Lastly, we define our main driver. We will be using the output of this function to draw conclusions about our analysis.

def main():
    return gen_error_results(ensemble())

# Up to here, the supplied ipython notebook and this file are identical.
# We do some more analysi in the ipython notebook from this point on.

Experimentation

output = main()
The best estimator is: Pipeline(steps=[('tfidfvectorizer', TfidfVectorizer(analyzer=u'word', binary=False, decode_error=u'strict',
        dtype=<type 'numpy.int64'>, encoding=u'utf-8', input=u'content',
        lowercase=True, max_df=1.0, max_features=None, min_df=1,
        ngram_range=(1, 1), norm=u'l2', preprocessor=None, smoo...,
  max_iter=-1, probability=False, random_state=None, shrinking=True,
  tol=0.001, verbose=False))])
The optimal parameters are: {'svc__gamma': 0.001, 'svc__class_weight': None, 'svc__kernel': 'rbf', 'svc__C': 1000.0}
The best prediction is: ['misc' 'misc' 'misc' ..., 'meetup' 'personal' 'personal']
The f1_score for this prediction is: 0.531673331157
Comparison of f1_score for this prediction vs a grid-searched logistic regression: 0.531673331157 : 0.497843531941

First, running the model, you can observe from the output that the best performing model is the SVC (with gamma small enough that it is basically a linear SVC). It takes a considerable time to run.

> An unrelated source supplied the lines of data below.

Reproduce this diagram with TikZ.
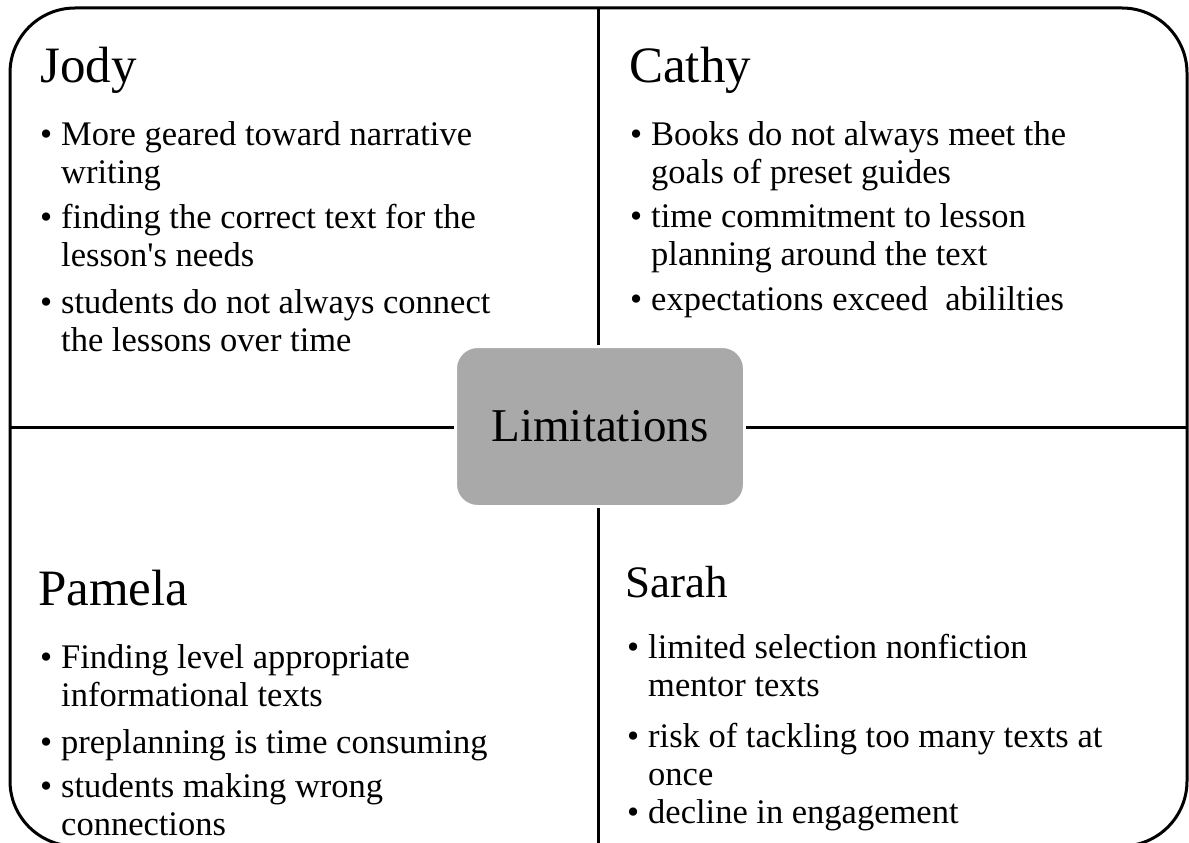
\documentclass[tikz,border=0pt]{standalone}
\usepackage{fontspec}
\setmainfont{Liberation Serif}
\definecolor{hubgray}{HTML}{A9A9A9}
\newcommand{\bul}[1]{\makebox[21pt][l]{\textbullet}\parbox[t]{520pt}{\raggedright #1}}
\begin{document}
\begin{tikzpicture}[x=1pt,y=-1pt,
  frame/.style={line width=3pt, draw=black},
  divider/.style={line width=3pt, draw=black},
  title/.style={anchor=base west, inner sep=0pt, font=\fontsize{51}{60}\selectfont},
  stitle/.style={anchor=base west, inner sep=0pt, font=\fontsize{45}{54}\selectfont},
  item/.style={anchor=base west, inner sep=0pt, font=\fontsize{34.5}{38.5}\selectfont},
  hub/.style={rounded corners=22pt, fill=hubgray, draw=white, line width=3pt,
    minimum width=289pt, minimum height=160pt, inner sep=0pt,
    font=\fontsize{47}{56}\selectfont}]
\useasboundingbox (0,0) rectangle (1189,843);
\clip (0,0) rectangle (1189,843);
\fill[white] (0,0) rectangle (1189,843);
% outer frame
\draw[frame, rounded corners=65pt] (10,8) rectangle (1187,846);
% hub
\node[hub] (hub) at (600,426.5) {Limitations};
% dividers
\coordinate (ttop) at (598,8);
\coordinate (tbot) at (598,846);
\coordinate (lft) at (10,427);
\coordinate (rgt) at (1187,427);
\draw[divider] (ttop) -- (ttop |- hub.north);
\draw[divider] (tbot |- hub.south) -- (tbot);
\draw[divider] (lft) -- (lft -| hub.west);
\draw[divider] (rgt -| hub.east) -- (rgt);
% Jody
\node[title] (jody) at (40,82) {Jody};
\node[item] (j1) at (40,145) {\bul{More geared toward narrative\\writing}};
\node[item] (j2) at (40,228) {\bul{finding the correct text for the\\lesson\textquotesingle s needs}};
\node[item] (j3) at (40,313) {\bul{students do not always connect\\the lessons over time}};
% Cathy
\node[title] (cathy) at (629,82) {Cathy};
\node[item] (c1) at (630,145) {\bul{Books do not always meet the\\goals of preset guides}};
\node[item] (c2) at (630,227) {\bul{time commitment to lesson\\planning around the text}};
\node[item] (c3) at (630,310) {\bul{expectations exceed\ \ abililties}};
% Pamela
\node[title] (pamela) at (38,605) {Pamela};
\node[item] (p1) at (40,668) {\bul{Finding level appropriate\\informational texts}};
\node[item] (p2) at (40,753) {\bul{preplanning is time consuming}};
\node[item] (p3) at (40,797) {\bul{students making wrong\\connections}};
% Sarah
\node[stitle] (sarah) at (625,597) {Sarah};
\node[item] (s1) at (627,658) {\bul{limited selection nonfiction\\mentor texts}};
\node[item] (s2) at (627,747) {\bul{risk of tackling too many texts at\\once}};
\node[item] (s3) at (627,823) {\bul{decline in engagement}};
\end{tikzpicture}
\end{document}
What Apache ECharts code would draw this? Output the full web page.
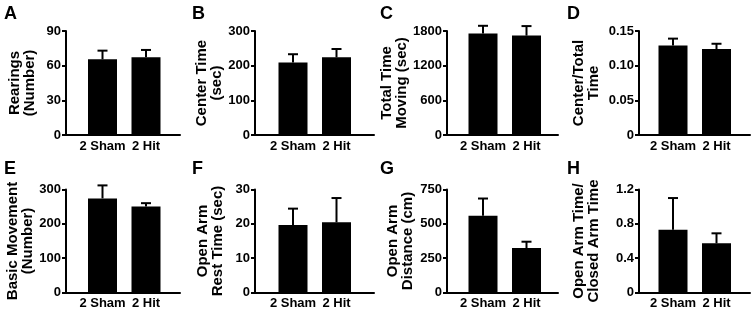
<!DOCTYPE html>
<html>
<head>
<meta charset="utf-8">
<script src="https://cdn.jsdelivr.net/npm/echarts@6/dist/echarts.min.js"></script>
<style>
  html, body { margin: 0; padding: 0; background: #fff; }
  #chart { width: 753px; height: 310px; }
</style>
</head>
<body>
<div id="chart"></div>
<script>
// groups and panel texts
const categories = ['2 Sham', '2 Hit'];
const panelLetters = ['A', 'B', 'C', 'D', 'E', 'F', 'G', 'H'];
const yTitles = [
  'Rearings\n(Number)',
  'Center Time\n(sec)',
  'Total Time\nMoving (sec)',
  'Center/Total\nTime',
  'Basic Movement\n(Number)',
  'Open Arm\nRest Time (sec)',
  'Open Arm\nDistance (cm)',
  'Open Arm Time/\nClosed Arm Time'
];

// y axis scales (tick labels come from these)
const yMax = [90, 300, 1800, 0.15, 300, 30, 750, 1.2];
const yInterval = [30, 100, 600, 0.05, 100, 10, 250, 0.4];
const yDecimals = [0, 0, 0, 2, 0, 0, 0, 1];

// mean and SEM for each panel, [2 Sham, 2 Hit]
const rearingsMean = [65.5, 67.2];
const rearingsSem = [7.5, 6.4];
const centerTimeMean = [209, 224];
const centerTimeSem = [24, 24];
const movingTimeMean = [1755, 1720];
const movingTimeSem = [135, 165];
const centerRatioMean = [0.129, 0.124];
const centerRatioSem = [0.010, 0.0076];
const basicMoveMean = [274, 250];
const basicMoveSem = [38, 10];
const restTimeMean = [19.6, 20.4];
const restTimeSem = [4.8, 7.1];
const distanceMean = [558, 322];
const distanceSem = [126, 46];
const armRatioMean = [0.73, 0.57];
const armRatioSem = [0.37, 0.117];

const means = [rearingsMean, centerTimeMean, movingTimeMean, centerRatioMean,
  basicMoveMean, restTimeMean, distanceMean, armRatioMean];
const sems = [rearingsSem, centerTimeSem, movingTimeSem, centerRatioSem,
  basicMoveSem, restTimeSem, distanceSem, armRatioSem];

// layout (px)
const colAxisLeft = [66, 255, 447, 639];
const colAxisRight = [180, 374, 558, 750];
const colFirstBar = [102.5, 293, 483, 673];
const barSpacing = 43.5;
const rowTop = [31, 189.5];
const rowHeight = [104, 103];
const nameGaps = [29, 30, 33, 38, 31, 30, 32, 38];
const letterLeft = [4, 192, 380, 567];
const letterTop = [5, 160];

const font = 'Liberation Sans, Arial, sans-serif';

const grid = [], xAxis = [], yAxis = [], series = [], title = [];

panelLetters.forEach((letter, p) => {
  const col = p % 4, row = Math.floor(p / 4);
  const top = rowTop[row], height = rowHeight[row];
  const dec = yDecimals[p];

  title.push({
    text: letter,
    left: letterLeft[col],
    top: letterTop[row],
    padding: 0,
    textStyle: { fontFamily: font, fontSize: 18, fontWeight: 'bold', color: '#000' }
  });

  // frame grid: y axis and x axis line
  const fg = grid.length;
  grid.push({ left: colAxisLeft[col], width: colAxisRight[col] - colAxisLeft[col], top, height });
  xAxis.push({
    gridIndex: fg, type: 'category', data: [''],
    axisLine: { show: true, lineStyle: { color: '#000', width: 2 } },
    axisTick: { show: false }, axisLabel: { show: false }, splitLine: { show: false }
  });
  yAxis.push({
    gridIndex: fg, type: 'value', min: 0, max: yMax[p], interval: yInterval[p],
    name: yTitles[p], nameLocation: 'middle', nameRotate: 90, nameGap: nameGaps[p],
    nameTextStyle: { fontFamily: font, fontSize: 15, fontWeight: 'bold', color: '#000', lineHeight: 15 },
    axisLine: { show: true, lineStyle: { color: '#000', width: 2 } },
    axisTick: { show: true, length: 4, lineStyle: { color: '#000', width: 2 } },
    axisLabel: {
      fontFamily: font, fontSize: 13, fontWeight: 'bold', color: '#000', margin: 5,
      formatter: v => (v === 0 ? '0' : v.toFixed(dec))
    },
    splitLine: { show: false }
  });

  // data grid: bars and error bars, centred on the bar positions
  const dg = grid.length;
  grid.push({ left: colFirstBar[col] - barSpacing / 2, width: barSpacing * 2, top, height });
  xAxis.push({
    gridIndex: dg, type: 'category', data: categories,
    axisLine: { show: false }, axisTick: { show: false },
    axisLabel: { fontFamily: font, fontSize: 13, fontWeight: 'bold', color: '#000', margin: 5, interval: 0 }
  });
  yAxis.push({ gridIndex: dg, type: 'value', min: 0, max: yMax[p], show: false });

  const xi = xAxis.length - 1, yi = yAxis.length - 1;
  series.push({
    type: 'bar', xAxisIndex: xi, yAxisIndex: yi,
    data: means[p], barWidth: 29,
    itemStyle: { color: '#000' }, silent: true
  });
  series.push({
    type: 'custom', xAxisIndex: xi, yAxisIndex: yi, clip: false, z: 3,
    data: categories.map((c, i) => [i, means[p][i], sems[p][i]]),
    encode: { x: 0, y: 1 },
    renderItem: (params, api) => {
      const i = api.value(0), m = api.value(1), s = api.value(2);
      const base = api.coord([i, m]);
      const tip = api.coord([i, m + s]);
      const st = { stroke: '#000', lineWidth: 2 };
      return {
        type: 'group',
        children: [
          { type: 'line', shape: { x1: base[0], y1: base[1], x2: tip[0], y2: tip[1] }, style: st },
          { type: 'line', shape: { x1: tip[0] - 5, y1: tip[1], x2: tip[0] + 5, y2: tip[1] }, style: st }
        ]
      };
    }
  });
});

const chart = echarts.init(document.getElementById('chart'));
chart.setOption({
  backgroundColor: '#fff',
  animation: false,
  title, grid, xAxis, yAxis, series
});
</script>
</body>
</html>
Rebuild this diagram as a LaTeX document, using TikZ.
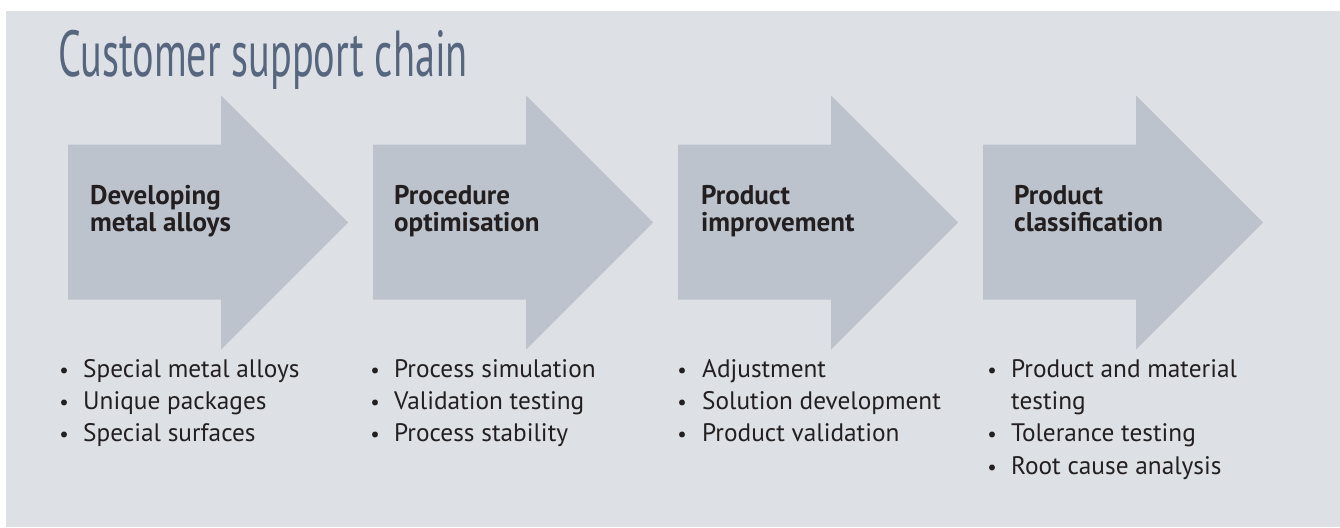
\documentclass[tikz,border=0pt]{standalone}
\usepackage{fontspec}
\setmainfont{PT Sans}
\newfontfamily\titlefont[FakeStretch=0.62]{PT Sans}
\definecolor{bgcol}{HTML}{DDE0E5}
\definecolor{arrowcol}{HTML}{BDC3CD}
\definecolor{titlecol}{HTML}{56667F}
\definecolor{textcol}{HTML}{231F20}
\tikzset{
  chev/.style={fill=arrowcol},
  headtxt/.style={anchor=base west, inner sep=0pt, align=left, text=textcol, font=\fontsize{27}{27}\selectfont\bfseries},
  itemtxt/.style={anchor=base west, inner sep=0pt, text=textcol, font=\fontsize{25.3}{32}\selectfont},
  bul/.style={anchor=base, inner sep=0pt, text=textcol, font=\fontsize{21}{32}\selectfont},
}
\begin{document}
\begin{tikzpicture}[x=1pt,y=-1pt]
\useasboundingbox (0,0) rectangle (1340,527);
\fill[white] (0,0) rectangle (1340,527);
\fill[bgcol] (6,11) rectangle (1340,527);
\node[anchor=base west, inner sep=0pt, text=titlecol, font=\titlefont\fontsize{65}{65}\selectfont] (title) at (58,77) {Customer support chain};
\foreach \x in {68,373,678,983}{
  \fill[chev] (\x,144.5) -- (\x+153,144.5) -- (\x+153,95.5) -- (\x+280,222.5) -- (\x+153,349.5) -- (\x+153,299.5) -- (\x,299.5) -- cycle;
}
% multi-line nodes: base anchor is the baseline of the last line
\node[headtxt] (h1) at (90,231) {Developing\\metal alloys};
\node[headtxt] (h2) at (394,231) {Procedure\\optimisation};
\node[headtxt] (h3) at (701,231) {Product\\improvement};
\node[headtxt] (h4) at (1014,231) {Product\\classification};
% column 1
\node[bul] (b11) at (64,377) {•}; \node[itemtxt] (t11) at (83,377) {Special metal alloys};
\node[bul] (b12) at (64,409) {•}; \node[itemtxt] (t12) at (83,409) {Unique packages};
\node[bul] (b13) at (64,441) {•}; \node[itemtxt] (t13) at (83,441) {Special surfaces};
% column 2
\node[bul] (b21) at (375,377) {•}; \node[itemtxt] (t21) at (394,377) {Process simulation};
\node[bul] (b22) at (375,409) {•}; \node[itemtxt] (t22) at (394,409) {Validation testing};
\node[bul] (b23) at (375,441) {•}; \node[itemtxt] (t23) at (394,441) {Process stability};
% column 3
\node[bul] (b31) at (682,377) {•}; \node[itemtxt] (t31) at (702,377) {Adjustment};
\node[bul] (b32) at (682,409) {•}; \node[itemtxt] (t32) at (702,409) {Solution development};
\node[bul] (b33) at (682,441) {•}; \node[itemtxt] (t33) at (702,441) {Product validation};
% column 4
\node[bul] (b41) at (992,377) {•}; \node[itemtxt] (t41) at (1011,377) {Product and material};
\node[itemtxt] (t41b) at (1011,409) {testing};
\node[bul] (b42) at (992,441) {•}; \node[itemtxt] (t42) at (1011,441) {Tolerance testing};
\node[bul] (b43) at (992,474) {•}; \node[itemtxt] (t43) at (1011,474) {Root cause analysis};
\end{tikzpicture}
\end{document}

Furthermore, observe that the ‘f1_macro’ score isn’t the best. Indeed, my runs showed that the svc performed only marginally better than the logistic regression (0.53 f1_macro score compared with a 0.49 f1_macro score from the logistic regression. This suggests that the data labeling may be throwing off our models.

Intuitively, the miscellaneous tag could be problematic, as it is rather vague. We next look into excising it from the data, and seeing if that improves our predictions.

train_text, train_targets = read_data('train')
test_text, test_targets = read_data('test')
master_df_train = pd.DataFrame({'Text': train_text, 'Tags': train_targets})
master_df_test = pd.DataFrame({'Text': test_text, 'Tags': test_targets})

Observe that a large number of tags are indeed miscellaneous:

%matplotlib inline
master_df['Tags'].value_counts().plot(kind='bar')
<matplotlib.axes._subplots.AxesSubplot at 0x120b63790>

png

Filtering out the misc tags gives:

df_train_filt = master_df_train[master_df_train['Tags'] != 'misc']
df_test_filt = master_df_test[master_df_test['Tags'] != 'misc']

We now run a grid-searched SVC (identified as the optimal model on the full corpus) on the filtered dataset, to see if indeed the miscellaneous tags were the main drivers behind our relatively weak ‘F1_macro’ score.

pipe_models = ensemble(text_train=df_train_filt['Text'],
             targets_train=df_train_filt['Tags'],
             models=("svc",),
             scorer="f1_macro")
error_results = gen_error_results(pipe_models, text_test=df_test_filt['Text'],
                      targets_test=df_test_filt['Tags'])
The best estimator is: Pipeline(steps=[('tfidfvectorizer', TfidfVectorizer(analyzer=u'word', binary=False, decode_error=u'strict',
        dtype=<type 'numpy.int64'>, encoding=u'utf-8', input=u'content',
        lowercase=True, max_df=1.0, max_features=None, min_df=1,
        ngram_range=(1, 1), norm=u'l2', preprocessor=None, smoo...,
  max_iter=-1, probability=False, random_state=None, shrinking=True,
  tol=0.001, verbose=False))])
The optimal parameters are: {'svc__gamma': 0.01, 'svc__class_weight': None, 'svc__kernel': 'rbf', 'svc__C': 251.18864315095797}
The best prediction is: ['pop_culture' 'personal' 'meetup' ..., 'pop_culture' 'meetup' 'personal']
The f1_score for this prediction is: 0.574781934343
Comparison of f1_score for this prediction vs a grid-searched logistic regression: 0.574781934343 : 0.574781934343

Filtering the misc tags has resulted in a slight improvement for our model. We ask: which tags does our predictive model most have trouble with?

test_vs_prediction = df_test_filt.copy()
test_vs_prediction["Prediction"]=error_results[1]
mismatches = test_vs_prediction[test_vs_prediction['Tags']!=test_vs_prediction['Prediction']]
mismatches['Tags'].value_counts().plot(kind='bar')
<matplotlib.axes._subplots.AxesSubplot at 0x120fa82d0>

png

Given more time and greater processing power for this data challenge, I would focus on trying to predict the ‘personal’, ‘relationships’, and ‘qna’ tags, ignoring the others temporarily. Furthermore, I would look into using a more advanced text vectorizer model (i.e. a larger range for the ngrams, and more generally, word embedding models preserving semantic relationships between words). Lastly, more feature engineering may be needed (for example, all the tags may be vague, or be lumping together disparate topics under one heading–for example, the tag ‘relationships’).